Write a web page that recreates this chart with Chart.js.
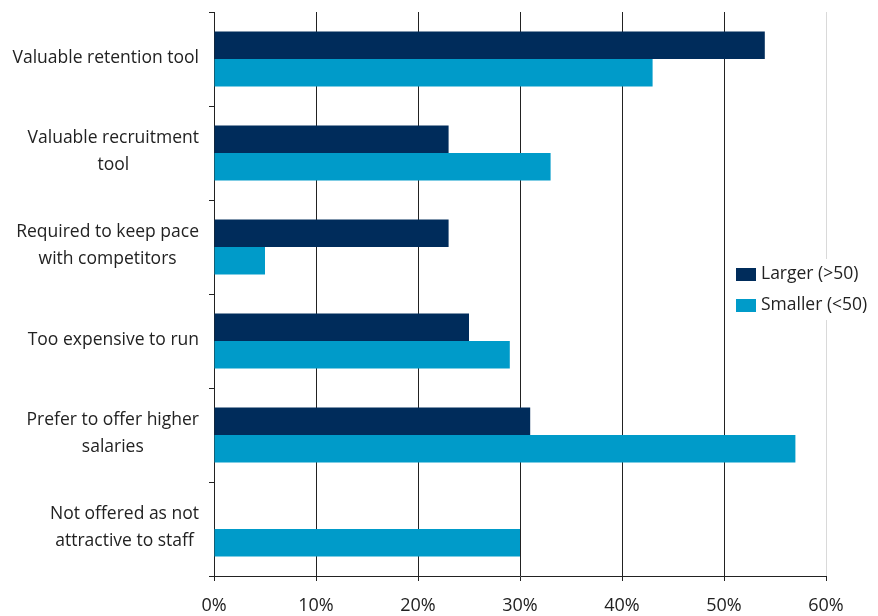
<!DOCTYPE html>
<html>
<head>
<meta charset="utf-8">
<title>Reasons for offering or not offering the scheme</title>
<style>
  html, body { margin: 0; padding: 0; background: #fff; }
  #wrap { width: 878px; height: 616px; }
</style>
</head>
<body>
<div id="wrap"><canvas id="reasonsChart" width="878" height="616"></canvas></div>
<script src="https://cdn.jsdelivr.net/npm/chart.js@4/dist/chart.umd.min.js"></script>
<script>
// categories, one array per label (each entry is a line)
const categories = [
  ['Valuable retention tool'],
  ['Valuable recruitment', 'tool'],
  ['Required to keep pace', 'with competitors'],
  ['Too expensive to run'],
  ['Prefer to offer higher', 'salaries'],
  ['Not offered as not', 'attractive to staff']
];
const seriesNames = ['Larger (>50)', 'Smaller (<50)'];
const larger = [54, 23, 23, 25, 31, 0];
const smaller = [43, 33, 5, 29, 57, 30];
const xTickLabels = ['0%', '10%', '20%', '30%', '40%', '50%', '60%'];

const FONT = '"Open Sans", "Liberation Sans", sans-serif';
const INK = '#222';

// category names drawn right-aligned as a block, lines centred inside it
const categoryLabels = {
  id: 'categoryLabels',
  afterDraw(chart) {
    const ctx = chart.ctx;
    const y = chart.scales.y;
    ctx.save();
    ctx.font = '17.5px ' + FONT;
    ctx.fillStyle = INK;
    ctx.textAlign = 'center';
    ctx.textBaseline = 'middle';
    categories.forEach((lines, i) => {
      const yc = y.getPixelForValue(i);
      const w = Math.max(...lines.map(l => ctx.measureText(l).width));
      const xc = y.right - 15 - w / 2;
      lines.forEach((line, j) => {
        ctx.fillText(line, xc, yc + (j - (lines.length - 1) / 2) * 27 - 1);
      });
    });
    ctx.restore();
  }
};

// legend sitting over the plot, on a white patch
const sideLegend = {
  id: 'sideLegend',
  afterDraw(chart) {
    const ctx = chart.ctx;
    const area = chart.chartArea;
    const mid = (area.top + area.bottom) / 2 - 4;
    ctx.save();
    ctx.fillStyle = '#fff';
    ctx.fillRect(730, mid - 31, 148, 61);
    ctx.font = '17.5px ' + FONT;
    ctx.textBaseline = 'middle';
    ctx.textAlign = 'left';
    chart.data.datasets.forEach((ds, i) => {
      const cy = mid - 15.5 + i * 31;
      ctx.fillStyle = ds.backgroundColor;
      ctx.fillRect(736, cy - 6.5, 20, 13);
      ctx.fillStyle = INK;
      ctx.fillText(ds.label, 761, cy);
    });
    ctx.restore();
  }
};

new Chart(document.getElementById('reasonsChart'), {
  type: 'bar',
  data: {
    labels: categories.map(l => l.join(' ')),
    datasets: [{
      label: seriesNames[0],
      data: larger,
      backgroundColor: '#002C5B',
      borderWidth: 0
    }, {
      label: seriesNames[1],
      data: smaller,
      backgroundColor: '#009BC9',
      borderWidth: 0
    }]
  },
  options: {
    indexAxis: 'y',
    responsive: false,
    animation: false,
    layout: { padding: { top: 12, right: 52, left: 0, bottom: 0 } },
    datasets: {
      bar: { categoryPercentage: 0.585, barPercentage: 1 }
    },
    plugins: {
      legend: { display: false },
      tooltip: { enabled: false }
    },
    scales: {
      x: {
        min: 0,
        max: 60,
        ticks: {
          stepSize: 10,
          color: INK,
          padding: 14,
          font: { family: FONT, size: 18 },
          callback: (v, i) => xTickLabels[i]
        },
        grid: {
          color: c => (c.tick && c.tick.value === 60 ? '#d9d9d9' : INK),
          tickColor: INK,
          tickLength: 5,
          lineWidth: 1
        },
        border: { color: INK, width: 1 },
        afterFit: s => { s.height = 40; }
      },
      y: {
        offset: true,
        ticks: { display: false },
        grid: {
          offset: true,
          drawOnChartArea: false,
          drawTicks: true,
          tickLength: 5,
          color: INK
        },
        border: { color: INK, width: 1 },
        afterFit: s => { s.width = 214; }
      }
    }
  },
  plugins: [categoryLabels, sideLegend]
});
</script>
</body>
</html>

□ □ □ □

Write the lines above out again exactly, without any of their pictures.

Write a web page that recreates this chart with Chart.js.
<!DOCTYPE html>
<html>
<head>
<meta charset="utf-8">
<title>Reasons for offering or not offering the scheme</title>
<style>
  html, body { margin: 0; padding: 0; background: #fff; }
  #wrap { width: 878px; height: 616px; }
</style>
</head>
<body>
<div id="wrap"><canvas id="reasonsChart" width="878" height="616"></canvas></div>
<script src="https://cdn.jsdelivr.net/npm/chart.js@4/dist/chart.umd.min.js"></script>
<script>
// categories, one array per label (each entry is a line)
const categories = [
  ['Valuable retention tool'],
  ['Valuable recruitment', 'tool'],
  ['Required to keep pace', 'with competitors'],
  ['Too expensive to run'],
  ['Prefer to offer higher', 'salaries'],
  ['Not offered as not', 'attractive to staff']
];
const seriesNames = ['Larger (>50)', 'Smaller (<50)'];
const larger = [54, 23, 23, 25, 31, 0];
const smaller = [43, 33, 5, 29, 57, 30];
const xTickLabels = ['0%', '10%', '20%', '30%', '40%', '50%', '60%'];

const FONT = '"Open Sans", "Liberation Sans", sans-serif';
const INK = '#222';

// category names drawn right-aligned as a block, lines centred inside it
const categoryLabels = {
  id: 'categoryLabels',
  afterDraw(chart) {
    const ctx = chart.ctx;
    const y = chart.scales.y;
    ctx.save();
    ctx.font = '17.5px ' + FONT;
    ctx.fillStyle = INK;
    ctx.textAlign = 'center';
    ctx.textBaseline = 'middle';
    categories.forEach((lines, i) => {
      const yc = y.getPixelForValue(i);
      const w = Math.max(...lines.map(l => ctx.measureText(l).width));
      const xc = y.right - 15 - w / 2;
      lines.forEach((line, j) => {
        ctx.fillText(line, xc, yc + (j - (lines.length - 1) / 2) * 27 - 1);
      });
    });
    ctx.restore();
  }
};

// legend sitting over the plot, on a white patch
const sideLegend = {
  id: 'sideLegend',
  afterDraw(chart) {
    const ctx = chart.ctx;
    const area = chart.chartArea;
    const mid = (area.top + area.bottom) / 2 - 4;
    ctx.save();
    ctx.fillStyle = '#fff';
    ctx.fillRect(730, mid - 31, 148, 61);
    ctx.font = '17.5px ' + FONT;
    ctx.textBaseline = 'middle';
    ctx.textAlign = 'left';
    chart.data.datasets.forEach((ds, i) => {
      const cy = mid - 15.5 + i * 31;
      ctx.fillStyle = ds.backgroundColor;
      ctx.fillRect(736, cy - 6.5, 20, 13);
      ctx.fillStyle = INK;
      ctx.fillText(ds.label, 761, cy);
    });
    ctx.restore();
  }
};

new Chart(document.getElementById('reasonsChart'), {
  type: 'bar',
  data: {
    labels: categories.map(l => l.join(' ')),
    datasets: [{
      label: seriesNames[0],
      data: larger,
      backgroundColor: '#002C5B',
      borderWidth: 0
    }, {
      label: seriesNames[1],
      data: smaller,
      backgroundColor: '#009BC9',
      borderWidth: 0
    }]
  },
  options: {
    indexAxis: 'y',
    responsive: false,
    animation: false,
    layout: { padding: { top: 12, right: 52, left: 0, bottom: 0 } },
    datasets: {
      bar: { categoryPercentage: 0.585, barPercentage: 1 }
    },
    plugins: {
      legend: { display: false },
      tooltip: { enabled: false }
    },
    scales: {
      x: {
        min: 0,
        max: 60,
        ticks: {
          stepSize: 10,
          color: INK,
          padding: 14,
          font: { family: FONT, size: 18 },
          callback: (v, i) => xTickLabels[i]
        },
        grid: {
          color: c => (c.tick && c.tick.value === 60 ? '#d9d9d9' : INK),
          tickColor: INK,
          tickLength: 5,
          lineWidth: 1
        },
        border: { color: INK, width: 1 },
        afterFit: s => { s.height = 40; }
      },
      y: {
        offset: true,
        ticks: { display: false },
        grid: {
          offset: true,
          drawOnChartArea: false,
          drawTicks: true,
          tickLength: 5,
          color: INK
        },
        border: { color: INK, width: 1 },
        afterFit: s => { s.width = 214; }
      }
    }
  },
  plugins: [categoryLabels, sideLegend]
});
</script>
</body>
</html>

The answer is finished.